Required task -
Faithfully return all lines, omitting every embedded picture.
>> Start
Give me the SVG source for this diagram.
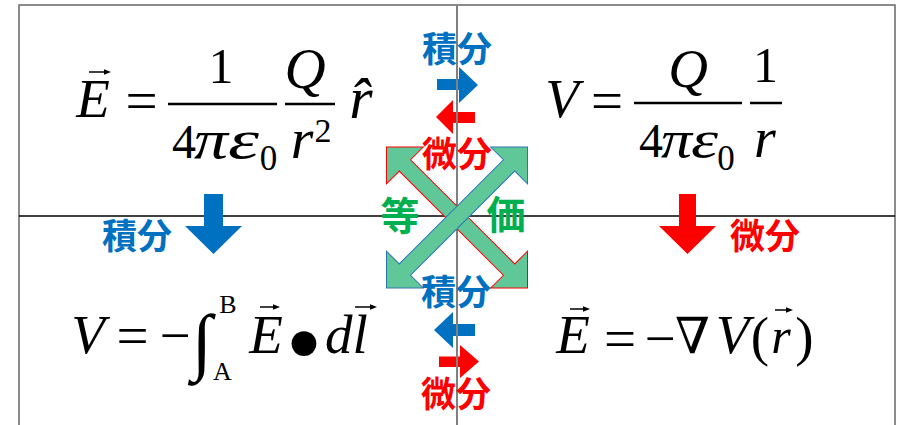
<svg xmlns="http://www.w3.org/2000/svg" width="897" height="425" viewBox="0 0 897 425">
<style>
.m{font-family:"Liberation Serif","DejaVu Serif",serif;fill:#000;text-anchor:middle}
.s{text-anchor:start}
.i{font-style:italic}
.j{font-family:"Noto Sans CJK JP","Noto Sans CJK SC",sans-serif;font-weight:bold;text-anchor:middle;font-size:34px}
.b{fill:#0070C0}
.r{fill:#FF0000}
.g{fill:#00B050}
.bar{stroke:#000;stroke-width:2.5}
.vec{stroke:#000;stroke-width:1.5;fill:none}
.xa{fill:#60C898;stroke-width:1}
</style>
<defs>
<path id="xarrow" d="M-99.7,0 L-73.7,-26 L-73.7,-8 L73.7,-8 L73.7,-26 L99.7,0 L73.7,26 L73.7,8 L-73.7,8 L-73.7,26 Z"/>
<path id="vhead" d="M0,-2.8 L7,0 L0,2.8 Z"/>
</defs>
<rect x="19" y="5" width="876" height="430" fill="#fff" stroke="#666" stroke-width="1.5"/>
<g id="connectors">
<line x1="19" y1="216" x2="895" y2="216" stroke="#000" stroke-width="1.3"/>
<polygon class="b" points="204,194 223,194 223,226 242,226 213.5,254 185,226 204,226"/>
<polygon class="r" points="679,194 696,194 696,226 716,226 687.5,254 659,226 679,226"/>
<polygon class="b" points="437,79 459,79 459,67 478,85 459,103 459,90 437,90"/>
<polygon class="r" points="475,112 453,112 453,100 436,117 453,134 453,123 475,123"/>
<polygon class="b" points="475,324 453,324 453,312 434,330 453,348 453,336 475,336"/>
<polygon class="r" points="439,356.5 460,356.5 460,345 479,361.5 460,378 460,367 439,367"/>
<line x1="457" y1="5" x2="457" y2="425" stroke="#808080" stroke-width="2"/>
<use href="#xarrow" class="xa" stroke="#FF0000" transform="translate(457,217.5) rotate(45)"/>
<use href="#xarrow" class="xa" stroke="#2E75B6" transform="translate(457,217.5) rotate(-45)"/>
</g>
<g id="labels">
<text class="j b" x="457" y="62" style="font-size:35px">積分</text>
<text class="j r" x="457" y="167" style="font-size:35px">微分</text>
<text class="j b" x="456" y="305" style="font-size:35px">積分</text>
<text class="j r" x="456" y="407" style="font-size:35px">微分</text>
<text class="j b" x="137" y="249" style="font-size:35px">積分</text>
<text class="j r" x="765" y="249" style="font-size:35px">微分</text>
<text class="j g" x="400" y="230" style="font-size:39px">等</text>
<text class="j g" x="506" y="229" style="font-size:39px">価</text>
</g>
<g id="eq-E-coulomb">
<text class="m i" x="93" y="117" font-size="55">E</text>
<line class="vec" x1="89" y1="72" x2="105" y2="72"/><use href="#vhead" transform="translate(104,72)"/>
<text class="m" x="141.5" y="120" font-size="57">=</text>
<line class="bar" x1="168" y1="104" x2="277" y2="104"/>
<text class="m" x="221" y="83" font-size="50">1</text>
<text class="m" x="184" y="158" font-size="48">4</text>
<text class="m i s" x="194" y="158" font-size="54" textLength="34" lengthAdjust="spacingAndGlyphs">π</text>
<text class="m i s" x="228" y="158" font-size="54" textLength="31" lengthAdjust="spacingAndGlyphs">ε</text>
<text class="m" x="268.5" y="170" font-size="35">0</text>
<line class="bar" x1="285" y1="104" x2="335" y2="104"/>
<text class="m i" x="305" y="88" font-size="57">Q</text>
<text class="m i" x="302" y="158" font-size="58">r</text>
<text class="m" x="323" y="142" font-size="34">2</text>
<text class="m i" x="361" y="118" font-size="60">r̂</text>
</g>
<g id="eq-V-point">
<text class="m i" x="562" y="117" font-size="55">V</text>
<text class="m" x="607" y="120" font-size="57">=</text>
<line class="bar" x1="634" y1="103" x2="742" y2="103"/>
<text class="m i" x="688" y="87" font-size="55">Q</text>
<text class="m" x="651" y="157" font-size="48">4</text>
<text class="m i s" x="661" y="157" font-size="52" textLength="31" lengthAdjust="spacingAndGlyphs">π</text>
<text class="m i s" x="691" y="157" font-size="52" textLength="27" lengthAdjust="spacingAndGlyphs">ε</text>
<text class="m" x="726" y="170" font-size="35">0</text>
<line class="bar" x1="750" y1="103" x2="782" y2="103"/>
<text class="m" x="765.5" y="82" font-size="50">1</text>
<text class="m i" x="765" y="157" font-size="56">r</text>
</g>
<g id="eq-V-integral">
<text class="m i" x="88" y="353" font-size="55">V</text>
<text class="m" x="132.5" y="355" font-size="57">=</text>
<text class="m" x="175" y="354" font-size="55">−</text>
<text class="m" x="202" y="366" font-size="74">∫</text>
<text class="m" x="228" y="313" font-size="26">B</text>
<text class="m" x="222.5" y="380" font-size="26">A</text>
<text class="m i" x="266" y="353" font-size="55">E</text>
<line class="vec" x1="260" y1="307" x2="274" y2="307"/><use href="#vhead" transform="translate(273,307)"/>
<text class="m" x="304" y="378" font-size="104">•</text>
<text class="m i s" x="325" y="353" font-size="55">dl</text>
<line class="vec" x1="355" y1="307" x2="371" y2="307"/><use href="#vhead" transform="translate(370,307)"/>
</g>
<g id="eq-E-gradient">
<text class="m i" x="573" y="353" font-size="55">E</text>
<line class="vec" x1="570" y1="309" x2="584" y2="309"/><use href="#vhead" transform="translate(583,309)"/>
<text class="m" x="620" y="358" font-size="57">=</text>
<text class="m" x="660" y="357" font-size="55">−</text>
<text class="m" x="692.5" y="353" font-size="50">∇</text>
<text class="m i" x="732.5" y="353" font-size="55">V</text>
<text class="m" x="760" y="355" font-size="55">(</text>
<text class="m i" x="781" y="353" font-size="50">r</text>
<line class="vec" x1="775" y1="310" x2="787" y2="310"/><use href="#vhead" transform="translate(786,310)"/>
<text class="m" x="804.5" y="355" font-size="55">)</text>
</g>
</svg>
>> End
Expected output -
Give me the SVG source for this diagram.
<svg xmlns="http://www.w3.org/2000/svg" width="897" height="425" viewBox="0 0 897 425">
<style>
.m{font-family:"Liberation Serif","DejaVu Serif",serif;fill:#000;text-anchor:middle}
.s{text-anchor:start}
.i{font-style:italic}
.j{font-family:"Noto Sans CJK JP","Noto Sans CJK SC",sans-serif;font-weight:bold;text-anchor:middle;font-size:34px}
.b{fill:#0070C0}
.r{fill:#FF0000}
.g{fill:#00B050}
.bar{stroke:#000;stroke-width:2.5}
.vec{stroke:#000;stroke-width:1.5;fill:none}
.xa{fill:#60C898;stroke-width:1}
</style>
<defs>
<path id="xarrow" d="M-99.7,0 L-73.7,-26 L-73.7,-8 L73.7,-8 L73.7,-26 L99.7,0 L73.7,26 L73.7,8 L-73.7,8 L-73.7,26 Z"/>
<path id="vhead" d="M0,-2.8 L7,0 L0,2.8 Z"/>
</defs>
<rect x="19" y="5" width="876" height="430" fill="#fff" stroke="#666" stroke-width="1.5"/>
<g id="connectors">
<line x1="19" y1="216" x2="895" y2="216" stroke="#000" stroke-width="1.3"/>
<polygon class="b" points="204,194 223,194 223,226 242,226 213.5,254 185,226 204,226"/>
<polygon class="r" points="679,194 696,194 696,226 716,226 687.5,254 659,226 679,226"/>
<polygon class="b" points="437,79 459,79 459,67 478,85 459,103 459,90 437,90"/>
<polygon class="r" points="475,112 453,112 453,100 436,117 453,134 453,123 475,123"/>
<polygon class="b" points="475,324 453,324 453,312 434,330 453,348 453,336 475,336"/>
<polygon class="r" points="439,356.5 460,356.5 460,345 479,361.5 460,378 460,367 439,367"/>
<line x1="457" y1="5" x2="457" y2="425" stroke="#808080" stroke-width="2"/>
<use href="#xarrow" class="xa" stroke="#FF0000" transform="translate(457,217.5) rotate(45)"/>
<use href="#xarrow" class="xa" stroke="#2E75B6" transform="translate(457,217.5) rotate(-45)"/>
</g>
<g id="labels">
<text class="j b" x="457" y="62" style="font-size:35px">積分</text>
<text class="j r" x="457" y="167" style="font-size:35px">微分</text>
<text class="j b" x="456" y="305" style="font-size:35px">積分</text>
<text class="j r" x="456" y="407" style="font-size:35px">微分</text>
<text class="j b" x="137" y="249" style="font-size:35px">積分</text>
<text class="j r" x="765" y="249" style="font-size:35px">微分</text>
<text class="j g" x="400" y="230" style="font-size:39px">等</text>
<text class="j g" x="506" y="229" style="font-size:39px">価</text>
</g>
<g id="eq-E-coulomb">
<text class="m i" x="93" y="117" font-size="55">E</text>
<line class="vec" x1="89" y1="72" x2="105" y2="72"/><use href="#vhead" transform="translate(104,72)"/>
<text class="m" x="141.5" y="120" font-size="57">=</text>
<line class="bar" x1="168" y1="104" x2="277" y2="104"/>
<text class="m" x="221" y="83" font-size="50">1</text>
<text class="m" x="184" y="158" font-size="48">4</text>
<text class="m i s" x="194" y="158" font-size="54" textLength="34" lengthAdjust="spacingAndGlyphs">π</text>
<text class="m i s" x="228" y="158" font-size="54" textLength="31" lengthAdjust="spacingAndGlyphs">ε</text>
<text class="m" x="268.5" y="170" font-size="35">0</text>
<line class="bar" x1="285" y1="104" x2="335" y2="104"/>
<text class="m i" x="305" y="88" font-size="57">Q</text>
<text class="m i" x="302" y="158" font-size="58">r</text>
<text class="m" x="323" y="142" font-size="34">2</text>
<text class="m i" x="361" y="118" font-size="60">r̂</text>
</g>
<g id="eq-V-point">
<text class="m i" x="562" y="117" font-size="55">V</text>
<text class="m" x="607" y="120" font-size="57">=</text>
<line class="bar" x1="634" y1="103" x2="742" y2="103"/>
<text class="m i" x="688" y="87" font-size="55">Q</text>
<text class="m" x="651" y="157" font-size="48">4</text>
<text class="m i s" x="661" y="157" font-size="52" textLength="31" lengthAdjust="spacingAndGlyphs">π</text>
<text class="m i s" x="691" y="157" font-size="52" textLength="27" lengthAdjust="spacingAndGlyphs">ε</text>
<text class="m" x="726" y="170" font-size="35">0</text>
<line class="bar" x1="750" y1="103" x2="782" y2="103"/>
<text class="m" x="765.5" y="82" font-size="50">1</text>
<text class="m i" x="765" y="157" font-size="56">r</text>
</g>
<g id="eq-V-integral">
<text class="m i" x="88" y="353" font-size="55">V</text>
<text class="m" x="132.5" y="355" font-size="57">=</text>
<text class="m" x="175" y="354" font-size="55">−</text>
<text class="m" x="202" y="366" font-size="74">∫</text>
<text class="m" x="228" y="313" font-size="26">B</text>
<text class="m" x="222.5" y="380" font-size="26">A</text>
<text class="m i" x="266" y="353" font-size="55">E</text>
<line class="vec" x1="260" y1="307" x2="274" y2="307"/><use href="#vhead" transform="translate(273,307)"/>
<text class="m" x="304" y="378" font-size="104">•</text>
<text class="m i s" x="325" y="353" font-size="55">dl</text>
<line class="vec" x1="355" y1="307" x2="371" y2="307"/><use href="#vhead" transform="translate(370,307)"/>
</g>
<g id="eq-E-gradient">
<text class="m i" x="573" y="353" font-size="55">E</text>
<line class="vec" x1="570" y1="309" x2="584" y2="309"/><use href="#vhead" transform="translate(583,309)"/>
<text class="m" x="620" y="358" font-size="57">=</text>
<text class="m" x="660" y="357" font-size="55">−</text>
<text class="m" x="692.5" y="353" font-size="50">∇</text>
<text class="m i" x="732.5" y="353" font-size="55">V</text>
<text class="m" x="760" y="355" font-size="55">(</text>
<text class="m i" x="781" y="353" font-size="50">r</text>
<line class="vec" x1="775" y1="310" x2="787" y2="310"/><use href="#vhead" transform="translate(786,310)"/>
<text class="m" x="804.5" y="355" font-size="55">)</text>
</g>
</svg>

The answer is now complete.